M. Pierre-André Pernoud (UDC) —

Force est de constater que le canton de Vaud gère la responsabilité solidaire concernant la dette fiscale après une séparation, voire un divorce, d'une manière différente de la plupart des cantons romands. Dans ces cas particuliers, particulièrement complexes, l'ACI travaille sur des demandes de remise d'impôts ou des plans de recouvrement. Mais ignorer la solidarité fiscale des couples semble être une solution simpliste par rapport à la gestion irresponsable de certains contribuables. Au vu de ces éléments, le groupe UDC s'abstiendra sur le traitement de cette pétition.

M. Guy Gaudard (PLR) —

Cette pétition dénonce le maintien de la responsabilité solidaire pour la dette fiscale après la séparation ou le divorce d'un couple domicilié dans notre canton qui, avec celui d’Appenzell, appliquent ce principe. Au niveau fédéral, la solidarité fiscale s'éteint dès que la décision de divorce ou de séparation est prononcée. Il faut souligner que notre canton ne libère pas le conjoint de la responsabilité solidaire pour tous les montants d'impôts dus – même les acomptes – par l'autre conjoint si ce dernier est insolvable. Cherchez l'erreur ! Cette pratique est dénoncée par les pétitionnaires, car ils considèrent qu'elle pèse de manière prédominante sur les femmes, surtout appelées en solidarité des dettes de leur ex-mari. Vu qu'il est impossible d'accéder aux statistiques, on peut très bien admettre qu'autant d'hommes que de femmes sont concernés par cette contraignante solidarité fiscale ; allez savoir pourquoi ces statistiques sont inaccessibles. Trois cas de femmes concernées par cette situation ont été développés par les pétitionnaires, ce qui a étayé leur initiative. Malgré des explications de l'administration sur la conformité du principe de l'unité d'imposition de la famille et de la possibilité que chaque contribuable puisse demander une remise d'impôts, une très large majorité du PLR vous invite à renvoyer cette pétition au Conseil d'Etat.
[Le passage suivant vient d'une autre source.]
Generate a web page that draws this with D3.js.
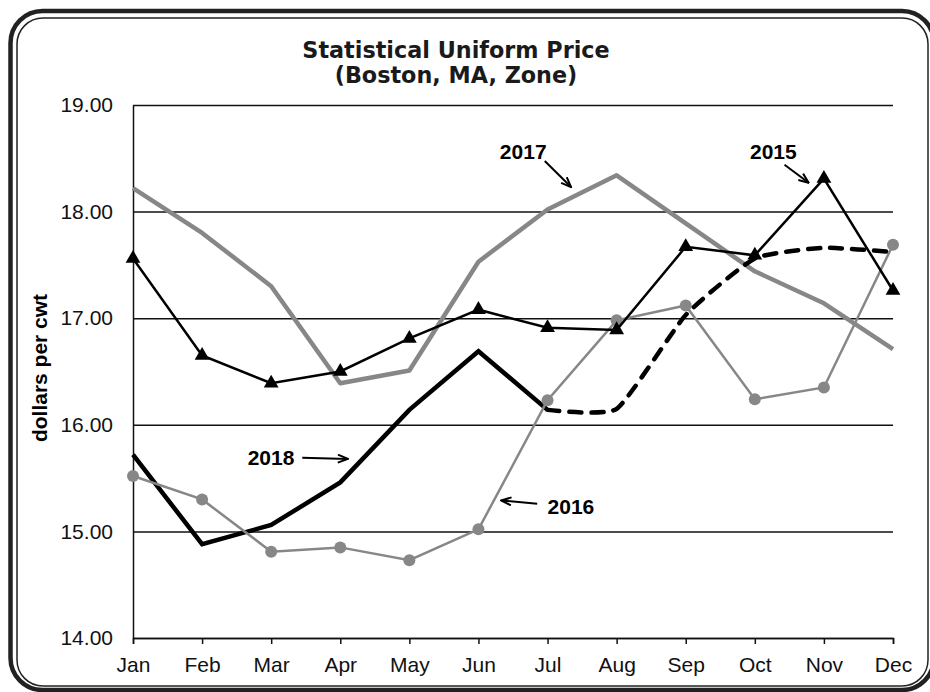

Mme Valérie Dittli (C-DFA) — Conseiller-ère d’Etat

Je vous remercie vivement pour vos interventions d'une grande importance. Je rappelle que dans le cadre des discussions entourant le postulat de Mme la députée Muriel Thalmann, le Conseil d'Etat s'est engagé pour l'extinction de la responsabilité solidaire pour dette fiscale en cas de séparation pour tous les montants d'impôts encore dus. Il a examiné l'impact d'une modification de la loi vaudoise dans le sens de la fin de l'obligation de répondre solidairement du montant global de l'impôt, qui s'éteint pour tous les montants d'impôts encore dus et impayés en cas de fin de vie commune. J'aimerais aussi indiquer que le Conseil d'Etat va revenir très prochainement devant vous, avec l'ensemble des textes concernant cette thématique, c'est-à-dire une nouvelle réponse au postulat de Mme la députée Thalmann, une réponse à une question simple et une réponse à une interpellation. Je peux aussi vous signaler que dans l'exposé des motifs et projet de décret informatique qui vous a été transmis et qui s'appelle Métamorphose, vous avez déjà les premières indications concernant le changement informatique nécessaire ; donc nous y travaillons. En ce sens, je vous laisse la liberté de choisir si vous voulez renvoyer cette pétition au Conseil d'Etat, mais je peux vous assurer que les changements sont en cours.

M. Laurent Miéville (V'L) — Président-e

La discussion est close.

Le Grand Conseil prend la pétition en considération avec quelques avis contraires et abstentions.